• Work to complete:
With the pictures omitted, write out the entries that follow exactly as they stand.
[begin Material]
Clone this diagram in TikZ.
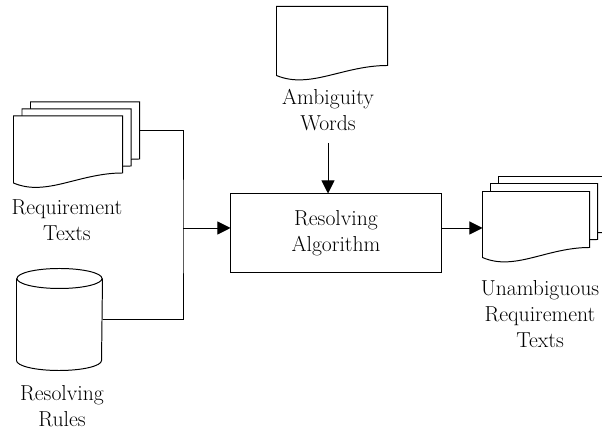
\documentclass[tikz,border=0pt]{standalone}
\usepackage{tikz}
\usetikzlibrary{positioning}
\usetikzlibrary{calc,arrows.meta}

% page with a wavy bottom edge, drawn over an empty node
\newcommand{\docshape}[1]{%
  \draw[fill=white] (#1.south east) -- (#1.north east) -- (#1.north west) -- ([yshift=-0.25cm]#1.south west)
    .. controls ($(#1.south west)!0.3!(#1.south east)+(0,-0.6cm)$) and ($(#1.south west)!0.6!(#1.south east)$) .. (#1.south east) -- cycle;}
% drum for the rule store
\newcommand{\drumshape}[1]{%
  \draw[fill=white] ([yshift=-0.25cm]#1.north west) -- ([yshift=0.25cm]#1.south west)
    arc[start angle=180,end angle=360,x radius=1.0625cm,y radius=0.25cm] -- ([yshift=-0.25cm]#1.north east);
  \draw ([yshift=-0.25cm]#1.north) ellipse [x radius=1.0625cm,y radius=0.25cm];}

\begin{document}
\begin{tikzpicture}[x=0.025cm,y=0.025cm,line width=0.7pt,>={Triangle[length=3.3mm,width=3.3mm]},
  docnode/.style={minimum width=2.7cm,minimum height=1.4cm,inner sep=0pt},
  txt/.style={align=center,inner sep=0pt,font=\fontsize{15.4}{18.5}\selectfont},
  procbox/.style={draw,minimum width=5.25cm,minimum height=1.95cm,align=center,font=\fontsize{15.4}{18.5}\selectfont}]
\useasboundingbox (0,0) rectangle (602,431);

% input documents
\node[docnode] at (85,300.5) (reqback) {};
\node[docnode] at (76.5,293.5) (reqmid) {};
\node[docnode] at (68,286.5) (reqfront) {};
\docshape{reqback}
\docshape{reqmid}
\docshape{reqfront}
\node[txt] at (67,211) (reqtext) {Requirement\\Texts};

% rule store
\node[minimum width=2.125cm,minimum height=2.525cm,inner sep=0pt] at (59.5,111.5) (rules) {};
\drumshape{rules}
\node[txt] at (62,25) (rulestext) {Resolving\\Rules};

% ambiguity words
\node[docnode,minimum width=2.75cm,minimum height=1.45cm] at (332,395) (ambdoc) {};
\docshape{ambdoc}
\node[txt] at (328,321) (ambtext) {Ambiguity\\Words};

% process
\node[procbox] at (336,198) (algo) {Resolving\\Algorithm};

% output documents
\node[docnode,minimum width=2.65cm,minimum height=1.375cm] at (552,226.5) (unback) {};
\node[docnode,minimum width=2.65cm,minimum height=1.375cm] at (544,219.5) (unmid) {};
\node[docnode,minimum width=2.65cm,minimum height=1.375cm] at (536,211.5) (unfront) {};
\docshape{unback}
\docshape{unmid}
\docshape{unfront}
\node[txt] at (540,117) (untext) {Unambiguous\\Requirement\\Texts};

% connectors
\coordinate (join) at (183,203);
\coordinate (ambout) at (328,288);
\draw (reqback.east) -| (join) |- (rules.east);
\draw[->] (join) -- (join -| algo.west);
\draw[->] (ambout) -- (ambout |- algo.north);
\draw[->] (join -| algo.east) -- (join -| unfront.west);
\end{tikzpicture}
\end{document}
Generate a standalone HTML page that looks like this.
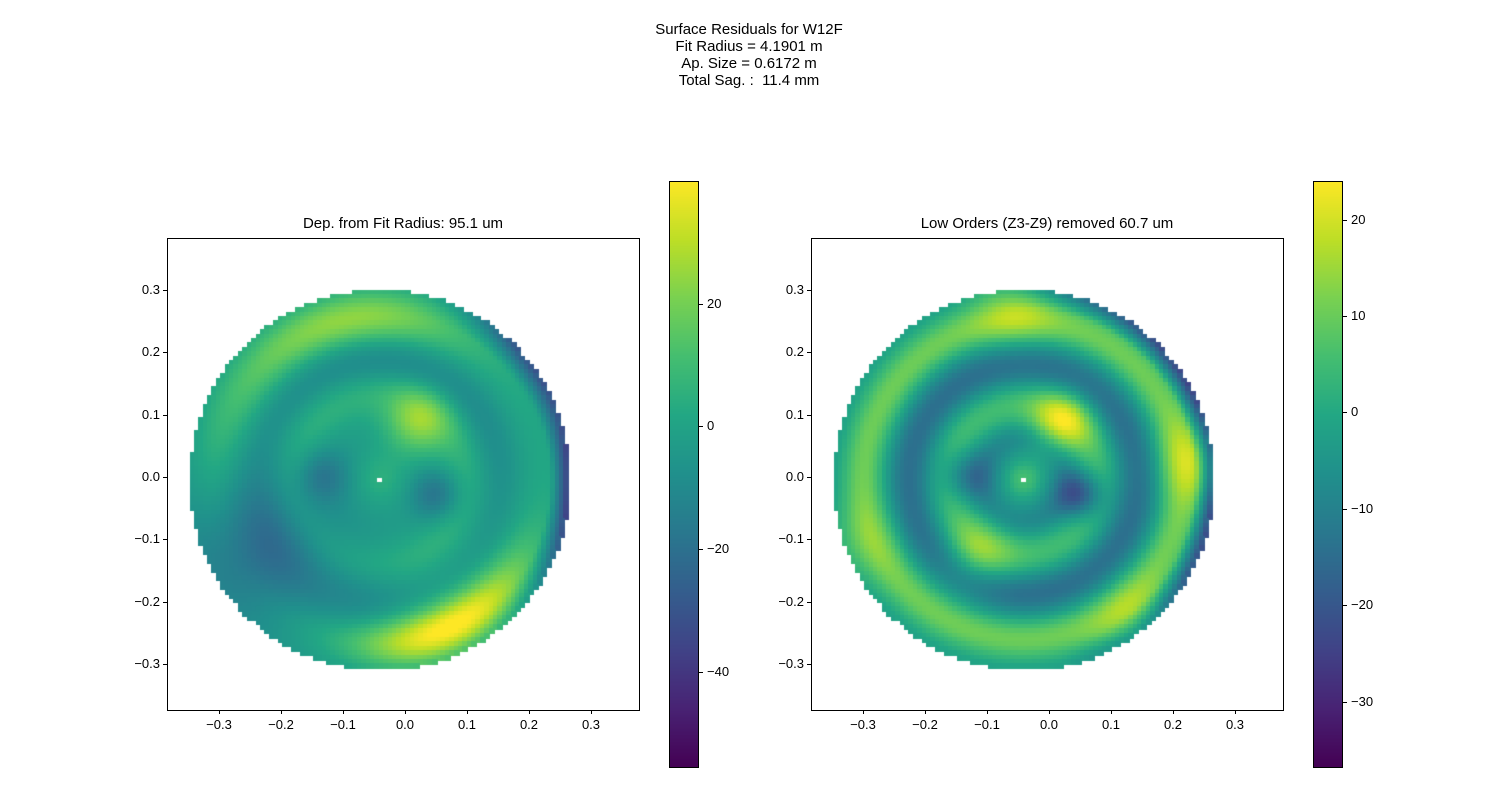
[end Material]
• Full solution:
Clone this diagram in TikZ.
\documentclass[tikz,border=0pt]{standalone}
\usepackage{tikz}
\usetikzlibrary{positioning}
\usetikzlibrary{calc,arrows.meta}

% page with a wavy bottom edge, drawn over an empty node
\newcommand{\docshape}[1]{%
  \draw[fill=white] (#1.south east) -- (#1.north east) -- (#1.north west) -- ([yshift=-0.25cm]#1.south west)
    .. controls ($(#1.south west)!0.3!(#1.south east)+(0,-0.6cm)$) and ($(#1.south west)!0.6!(#1.south east)$) .. (#1.south east) -- cycle;}
% drum for the rule store
\newcommand{\drumshape}[1]{%
  \draw[fill=white] ([yshift=-0.25cm]#1.north west) -- ([yshift=0.25cm]#1.south west)
    arc[start angle=180,end angle=360,x radius=1.0625cm,y radius=0.25cm] -- ([yshift=-0.25cm]#1.north east);
  \draw ([yshift=-0.25cm]#1.north) ellipse [x radius=1.0625cm,y radius=0.25cm];}

\begin{document}
\begin{tikzpicture}[x=0.025cm,y=0.025cm,line width=0.7pt,>={Triangle[length=3.3mm,width=3.3mm]},
  docnode/.style={minimum width=2.7cm,minimum height=1.4cm,inner sep=0pt},
  txt/.style={align=center,inner sep=0pt,font=\fontsize{15.4}{18.5}\selectfont},
  procbox/.style={draw,minimum width=5.25cm,minimum height=1.95cm,align=center,font=\fontsize{15.4}{18.5}\selectfont}]
\useasboundingbox (0,0) rectangle (602,431);

% input documents
\node[docnode] at (85,300.5) (reqback) {};
\node[docnode] at (76.5,293.5) (reqmid) {};
\node[docnode] at (68,286.5) (reqfront) {};
\docshape{reqback}
\docshape{reqmid}
\docshape{reqfront}
\node[txt] at (67,211) (reqtext) {Requirement\\Texts};

% rule store
\node[minimum width=2.125cm,minimum height=2.525cm,inner sep=0pt] at (59.5,111.5) (rules) {};
\drumshape{rules}
\node[txt] at (62,25) (rulestext) {Resolving\\Rules};

% ambiguity words
\node[docnode,minimum width=2.75cm,minimum height=1.45cm] at (332,395) (ambdoc) {};
\docshape{ambdoc}
\node[txt] at (328,321) (ambtext) {Ambiguity\\Words};

% process
\node[procbox] at (336,198) (algo) {Resolving\\Algorithm};

% output documents
\node[docnode,minimum width=2.65cm,minimum height=1.375cm] at (552,226.5) (unback) {};
\node[docnode,minimum width=2.65cm,minimum height=1.375cm] at (544,219.5) (unmid) {};
\node[docnode,minimum width=2.65cm,minimum height=1.375cm] at (536,211.5) (unfront) {};
\docshape{unback}
\docshape{unmid}
\docshape{unfront}
\node[txt] at (540,117) (untext) {Unambiguous\\Requirement\\Texts};

% connectors
\coordinate (join) at (183,203);
\coordinate (ambout) at (328,288);
\draw (reqback.east) -| (join) |- (rules.east);
\draw[->] (join) -- (join -| algo.west);
\draw[->] (ambout) -- (ambout |- algo.north);
\draw[->] (join -| algo.east) -- (join -| unfront.west);
\end{tikzpicture}
\end{document}
Generate a standalone HTML page that looks like this.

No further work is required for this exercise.